AsynchronousComposition: The problem is decomposed into groups of tasks that interact through asynchronous events.

"Organize by tasks" patterns.

These patterns are those for which the tasks themselves are the best organizing principle. There are many ways to work with such "task-parallel" problems, making this the largest pattern group.

EmbarrassinglyParallel: The problem is decomposed into a set of independent tasks. Most algorithms based on task queues and random sampling are instances of this pattern.
SeparableDependencies: The parallelism is expressed by splitting up tasks among units of execution (threads or processes). Any dependencies between tasks can be pulled outside the concurrent execution by replicating the data prior to the concurrent execution and then reducing the replicated data after the concurrent execution. This pattern works when variables involved in data dependencies are written but not subsequently read during the concurrent execution.
ProtectedDependencies: The parallelism is expressed by splitting up tasks among units of execution. In this case, however, variables involved in data dependencies are both read and written during the concurrent execution and thus cannot be pulled outside the concurrent execution but must be managed during the concurrent execution of the tasks.
DivideAndConquer: The problem is solved by recursively dividing it into subproblems, solving each subproblem independently, and then recombining the subsolutions into a solution to the original problem.

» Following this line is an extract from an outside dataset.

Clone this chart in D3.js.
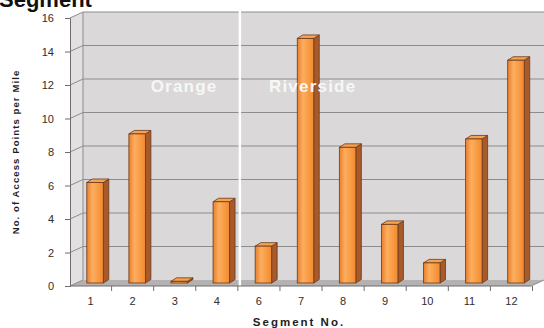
<!DOCTYPE html>
<html>
<head>
<meta charset="utf-8">
<script src="https://cdn.jsdelivr.net/npm/d3@7/dist/d3.min.js"></script>
<style>
  html, body { margin: 0; padding: 0; background: #ffffff; }
  svg { display: block; font-family: "Liberation Sans", Arial, sans-serif; }
</style>
</head>
<body>
<svg id="chart" width="544" height="328"></svg>
<script>
// Access points per mile, by corridor segment
const categories = ["1", "2", "3", "4", "6", "7", "8", "9", "10", "11", "12"];
const accessPoints = [6.0, 8.9, 0.1, 4.85, 2.2, 14.6, 8.1, 3.5, 1.2, 8.6, 13.3];
const yTicks = [0, 2, 4, 6, 8, 10, 12, 14, 16];
const regionNames = ["Orange", "Riverside"];
const regionStart = ["1", "6"];

const svg = d3.select("#chart");

// 3-D frame geometry
const wallDX = 13, wallDY = -6;     // depth offset of back wall
const barDX = 4.5, barDY = -3;      // bars sit part-way into the depth
const sideDX = 5.5, sideDY = -3.5;  // bar thickness
const barW = 16.5;

const x = d3.scaleBand().domain(categories).range([69.5, 532.5]);
const y = d3.scaleLinear().domain([0, 16]).range([286, 18]);

const plotLeft = 70, plotRight = 531;

// gradients
const defs = svg.append("defs");
const gFront = defs.append("linearGradient").attr("id", "barFront")
  .attr("x1", "0").attr("x2", "1").attr("y1", "0").attr("y2", "0");
gFront.append("stop").attr("offset", "0").attr("stop-color", "#e97f2c");
gFront.append("stop").attr("offset", "0.35").attr("stop-color", "#fcae60");
gFront.append("stop").attr("offset", "0.75").attr("stop-color", "#f8983e");
gFront.append("stop").attr("offset", "1").attr("stop-color", "#ee8a34");

// left side wall
svg.append("polygon")
  .attr("points", [[plotLeft, y(16)], [plotLeft + wallDX, y(16) + wallDY], [plotLeft + wallDX, y(0) + wallDY], [plotLeft, y(0)]].join(" "))
  .attr("fill", "#e2e0e0");

// back wall
svg.append("rect")
  .attr("x", plotLeft + wallDX).attr("y", y(16) + wallDY)
  .attr("width", 544 - plotLeft - wallDX).attr("height", y(0) - y(16))
  .attr("fill", "#dad8d8");

// floor
svg.append("polygon")
  .attr("points", [[plotLeft, y(0)], [plotRight, y(0)], [plotRight + wallDX, y(0) + wallDY], [plotLeft + wallDX, y(0) + wallDY]].join(" "))
  .attr("fill", "#b3b1b1");

// gridlines: back wall and side wall
const grid = svg.append("g").attr("stroke", "#8d8b8b").attr("stroke-width", 1).attr("fill", "none");
grid.selectAll("line.back").data(yTicks.filter(d => d > 0)).join("line")
  .attr("class", "back")
  .attr("x1", plotLeft + wallDX).attr("x2", 544)
  .attr("y1", d => y(d) + wallDY).attr("y2", d => y(d) + wallDY);
grid.selectAll("line.side").data(yTicks).join("line")
  .attr("class", "side")
  .attr("x1", plotLeft).attr("x2", plotLeft + wallDX)
  .attr("y1", d => y(d)).attr("y2", d => y(d) + wallDY);
grid.append("line")
  .attr("x1", plotLeft + wallDX).attr("x2", plotLeft + wallDX)
  .attr("y1", y(16) + wallDY).attr("y2", y(0) + wallDY);
grid.append("line")
  .attr("x1", plotRight).attr("x2", plotRight + wallDX)
  .attr("y1", y(0)).attr("y2", y(0) + wallDY);

// region divider
const divX = x(regionStart[1]) + 2;
svg.append("line")
  .attr("x1", divX).attr("x2", divX)
  .attr("y1", y(16) + wallDY - 1).attr("y2", y(0) + 4)
  .attr("stroke", "#ffffff").attr("stroke-width", 2.5);

// bars
const bars = svg.append("g").selectAll("g.bar")
  .data(categories.map((c, i) => ({ c, v: accessPoints[i] })))
  .join("g").attr("class", "bar");

const bx = d => x(d.c) + x.bandwidth() / 2 + barDX - barW / 2;
const barBase = y(0) + barDY;
const barTop = d => y(d.v) + barDY;

bars.append("polygon") // side
  .attr("points", d => [[bx(d) + barW, barTop(d)], [bx(d) + barW + sideDX, barTop(d) + sideDY],
    [bx(d) + barW + sideDX, barBase + sideDY], [bx(d) + barW, barBase]].join(" "))
  .attr("fill", "#a85a2a").attr("stroke", "#6a3a1c").attr("stroke-width", 0.8);
bars.append("polygon") // top
  .attr("points", d => [[bx(d), barTop(d)], [bx(d) + sideDX, barTop(d) + sideDY],
    [bx(d) + barW + sideDX, barTop(d) + sideDY], [bx(d) + barW, barTop(d)]].join(" "))
  .attr("fill", "#f6a24f").attr("stroke", "#6a3a1c").attr("stroke-width", 0.8);
bars.append("rect") // front
  .attr("x", bx).attr("y", barTop)
  .attr("width", barW).attr("height", d => barBase - barTop(d))
  .attr("fill", "url(#barFront)").attr("stroke", "#6a3a1c").attr("stroke-width", 0.8);

// region labels, written over the bars
const regionX = [x("3") - 3, x("7") - 11];
svg.selectAll("text.region").data(regionNames).join("text")
  .attr("class", "region")
  .attr("x", (d, i) => regionX[i])
  .attr("y", 92)
  .attr("fill", "#f7f7f7")
  .attr("font-size", 17).attr("font-weight", "bold")
  .attr("letter-spacing", 1.2)
  .text(d => d);

// y axis
const yAxis = svg.append("g").attr("transform", `translate(${plotLeft},0)`)
  .call(d3.axisLeft(y).tickValues(yTicks).tickSize(5).tickPadding(11).tickFormat(d3.format("d")));
yAxis.select(".domain").attr("stroke", "#6f6d6d");
yAxis.selectAll(".tick line").attr("stroke", "#6f6d6d");
yAxis.selectAll(".tick text").attr("font-size", 11).attr("fill", "#2e2e2e")
  .attr("font-family", "Liberation Sans, Arial, sans-serif");

// x axis
const xAxis = svg.append("g").attr("transform", `translate(0,${y(0)})`)
  .call(d3.axisBottom(x).tickSize(0).tickPadding(11));
xAxis.select(".domain").remove();
xAxis.selectAll(".tick text").attr("font-size", 11).attr("fill", "#2e2e2e")
  .attr("font-family", "Liberation Sans, Arial, sans-serif");
svg.append("line")
  .attr("x1", plotLeft).attr("x2", plotRight).attr("y1", y(0)).attr("y2", y(0))
  .attr("stroke", "#6f6d6d");
svg.append("g").selectAll("line").data(categories).join("line")
  .attr("x1", d => x(d) + x.bandwidth()).attr("x2", d => x(d) + x.bandwidth())
  .attr("y1", y(0)).attr("y2", y(0) + 5)
  .attr("stroke", "#6f6d6d");

// axis titles
svg.append("text")
  .attr("x", 299).attr("y", 326)
  .attr("text-anchor", "middle")
  .attr("font-size", 11.5).attr("font-weight", "bold").attr("letter-spacing", 2)
  .attr("fill", "#222")
  .text("Segment No.");

svg.append("text")
  .attr("transform", "translate(19,152) rotate(-90)")
  .attr("text-anchor", "middle")
  .attr("font-size", 9.5).attr("font-weight", "bold").attr("letter-spacing", 1.1)
  .attr("fill", "#1e1e1e")
  .text("No. of Access Points per Mile");

// chart title (runs off the top edge)
svg.append("text")
  .attr("x", -1).attr("y", 7)
  .attr("font-size", 22).attr("font-weight", "bold")
  .attr("fill", "#111")
  .text("Segment");
</script>
</body>
</html>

"Organize by data" patterns.

These patterns are those for which the decomposition of the data is the major organizing principle in understanding the concurrency. There are two patterns in this group, differing in how the decomposition is structured (linearly in each dimension or recursively).

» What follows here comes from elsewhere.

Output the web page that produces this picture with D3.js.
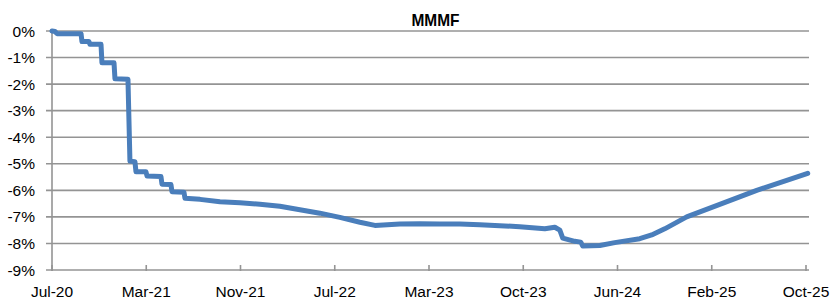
<!DOCTYPE html>
<html>
<head>
<meta charset="utf-8">
<script src="https://cdn.jsdelivr.net/npm/d3@7/dist/d3.min.js"></script>
<style>
  html, body { margin: 0; padding: 0; background: #fff; }
  svg { display: block; }
  text { font-family: "Liberation Sans", Arial, sans-serif; fill: #000; }
</style>
</head>
<body>
<svg id="chart" width="830" height="301"></svg>
<script>
// ---- data ----
const title = "MMMF";
const xTickLabels = ["Jul-20", "Mar-21", "Nov-21", "Jul-22", "Mar-23", "Oct-23", "Jun-24", "Feb-25", "Oct-25"];
const yTicks = [0, -1, -2, -3, -4, -5, -6, -7, -8, -9];
// x position in axis-label units (0 = Jul-20, 8 = Oct-25)
const xPos = [0, 0.032, 0.053, 0.308, 0.318, 0.392, 0.403, 0.520, 0.530, 0.658, 0.668, 0.806, 0.827,
  0.880, 0.891, 0.997, 1.008, 1.156, 1.167, 1.262, 1.273, 1.400, 1.411, 1.570, 1.782, 1.994, 2.206,
  2.418, 2.630, 2.842, 3.054, 3.267, 3.426, 3.691, 3.903, 4.115, 4.327, 4.539, 4.751, 4.963, 5.229,
  5.335, 5.388, 5.419, 5.547, 5.610, 5.632, 5.812, 5.971, 6.236, 6.363, 6.501, 6.734, 7.106, 7.477, 8.018];
// MMMF cumulative change, %
const mmmf = [0, -0.02, -0.1, -0.1, -0.4, -0.4, -0.5, -0.5, -1.2, -1.2, -1.8, -1.82, -4.9,
  -4.92, -5.3, -5.3, -5.46, -5.48, -5.77, -5.78, -6.05, -6.07, -6.3, -6.34, -6.43, -6.47, -6.52,
  -6.6, -6.73, -6.86, -7.02, -7.2, -7.32, -7.27, -7.26, -7.27, -7.27, -7.3, -7.33, -7.37, -7.45,
  -7.39, -7.5, -7.8, -7.92, -7.95, -8.1, -8.08, -7.97, -7.82, -7.68, -7.45, -7.0, -6.5, -6.0, -5.36];

// ---- chart ----
const svg = d3.select("#chart");
const m = { left: 52, right: 806, top: 31, bottom: 270 };

const x = d3.scaleLinear().domain([0, xTickLabels.length - 1]).range([m.left, m.right]);
const y = d3.scaleLinear().domain([0, -9]).range([m.top, m.bottom]);

const gridColor = "#949494";

// gridlines
svg.append("g").selectAll("line").data(yTicks).join("line")
  .attr("x1", m.left - 6).attr("x2", 809)
  .attr("y1", d => y(d)).attr("y2", d => y(d))
  .attr("stroke", gridColor).attr("stroke-width", 1.6);

// y axis line
svg.append("line")
  .attr("x1", m.left).attr("x2", m.left)
  .attr("y1", y(0)).attr("y2", y(-9) + 1)
  .attr("stroke", gridColor).attr("stroke-width", 1.6);

// y labels
svg.append("g").selectAll("text").data(yTicks).join("text")
  .attr("x", 35).attr("y", d => y(d))
  .attr("dy", "0.36em")
  .attr("text-anchor", "end")
  .style("font-size", "15.5px")
  .text(d => d + "%");

// x ticks
const xt = d3.range(xTickLabels.length);
svg.append("g").selectAll("line").data(xt).join("line")
  .attr("x1", d => x(d)).attr("x2", d => x(d))
  .attr("y1", y(-9) - 5).attr("y2", y(-9) + 1)
  .attr("stroke", gridColor).attr("stroke-width", 1.6);

// x labels
svg.append("g").selectAll("text").data(xt).join("text")
  .attr("x", d => x(d)).attr("y", 297)
  .attr("text-anchor", "middle")
  .style("font-size", "15.5px")
  .text(d => xTickLabels[d]);

// line
const pts = xPos.map((p, i) => [p, mmmf[i]]);
svg.append("path")
  .datum(pts)
  .attr("fill", "none")
  .attr("stroke", "#4a7ebb")
  .attr("stroke-width", 5)
  .attr("stroke-linejoin", "round")
  .attr("stroke-linecap", "round")
  .attr("d", d3.line().x(d => x(d[0])).y(d => y(d[1])));

// title
svg.append("text")
  .attr("x", 435.5).attr("y", 26)
  .attr("text-anchor", "middle")
  .style("font-size", "17px")
  .style("font-weight", "bold")
  .attr("textLength", 48)
  .attr("lengthAdjust", "spacingAndGlyphs")
  .text(title);
</script>
</body>
</html>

GeometricDecomposition: The problem space is decomposed into discrete subspaces; the problem is then solved by computing solutions for the subspaces, with the solution for each subspace typically requiring data from a small number of other subspaces. Many instances of this pattern can be found in scientific computing, where it is useful in parallelizing grid-based computations, for example.
RecursiveData: The problem is defined in terms of following links through a recursive data structure.

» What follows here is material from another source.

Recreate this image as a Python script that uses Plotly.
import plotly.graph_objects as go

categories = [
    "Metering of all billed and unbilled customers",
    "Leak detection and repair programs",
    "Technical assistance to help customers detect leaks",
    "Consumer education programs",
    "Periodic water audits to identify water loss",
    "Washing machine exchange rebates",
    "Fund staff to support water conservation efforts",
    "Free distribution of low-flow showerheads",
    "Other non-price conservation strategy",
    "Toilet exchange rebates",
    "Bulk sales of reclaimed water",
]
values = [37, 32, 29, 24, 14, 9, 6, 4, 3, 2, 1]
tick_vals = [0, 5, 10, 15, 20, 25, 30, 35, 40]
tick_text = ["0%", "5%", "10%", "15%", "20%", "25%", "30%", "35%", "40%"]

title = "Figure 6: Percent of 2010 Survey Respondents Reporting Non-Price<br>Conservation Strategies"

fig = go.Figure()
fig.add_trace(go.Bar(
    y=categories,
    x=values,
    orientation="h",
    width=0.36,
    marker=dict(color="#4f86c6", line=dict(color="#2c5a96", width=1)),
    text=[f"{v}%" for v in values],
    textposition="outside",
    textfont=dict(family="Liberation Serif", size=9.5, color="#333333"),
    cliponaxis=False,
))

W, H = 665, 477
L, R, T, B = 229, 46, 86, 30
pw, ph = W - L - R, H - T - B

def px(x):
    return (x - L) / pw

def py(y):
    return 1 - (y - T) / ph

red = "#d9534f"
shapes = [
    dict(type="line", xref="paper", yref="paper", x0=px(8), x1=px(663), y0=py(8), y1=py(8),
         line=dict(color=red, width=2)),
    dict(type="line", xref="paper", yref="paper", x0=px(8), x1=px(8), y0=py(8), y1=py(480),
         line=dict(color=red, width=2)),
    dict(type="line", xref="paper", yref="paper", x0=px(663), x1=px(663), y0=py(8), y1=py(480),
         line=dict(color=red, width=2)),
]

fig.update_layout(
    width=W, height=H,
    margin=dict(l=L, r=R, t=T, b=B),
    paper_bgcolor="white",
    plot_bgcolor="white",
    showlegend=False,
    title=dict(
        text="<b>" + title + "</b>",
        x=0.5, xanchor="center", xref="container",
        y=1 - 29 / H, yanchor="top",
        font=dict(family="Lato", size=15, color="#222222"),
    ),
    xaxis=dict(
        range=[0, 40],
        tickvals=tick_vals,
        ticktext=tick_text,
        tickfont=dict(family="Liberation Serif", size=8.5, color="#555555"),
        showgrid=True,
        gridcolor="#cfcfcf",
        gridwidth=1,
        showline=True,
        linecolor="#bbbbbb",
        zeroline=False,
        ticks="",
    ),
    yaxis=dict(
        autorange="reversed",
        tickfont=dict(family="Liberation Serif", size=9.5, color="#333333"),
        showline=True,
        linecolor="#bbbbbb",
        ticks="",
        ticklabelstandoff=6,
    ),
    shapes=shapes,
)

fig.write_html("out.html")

The ChooseStructure pattern.

This design space also includes the ChooseStructure pattern, which addresses the question of how to select an appropriate pattern.

The role of composition/hierarchy.

Finally, at this point we need to discuss the hierarchical nature of the AlgorithmStructure patterns. In many cases, a single AlgorithmStructure pattern will not let you take advantage of all the available concurrency. For example, a problem may naturally map into a pipeline of task groups. This is usually very coarse-grained, however, and to take full advantage of the concurrency available in the problem, the task groups themselves may need to be parallelized. In all likelihood, these task groups would map onto other AlgorithmStructure patterns, leading to a hierarchical design with the pipeline pattern at the top organizing the task-groups and other patterns within each task group.

A second example may help drive this important point home. The Accelerated Strategic Computing Initiative (ASCI) is a large program to use extreme-scale computers with thousands of processors to solve complex simulation problems. When you need to run on so many processors, you can't let any concurrency go to waste. Hence, most of the ASCI algorithms are hierarchical, the most common combinations being a GeometricDecomposition pattern for the high-level program organization and a ProtectedDependencies pattern for the update of local data.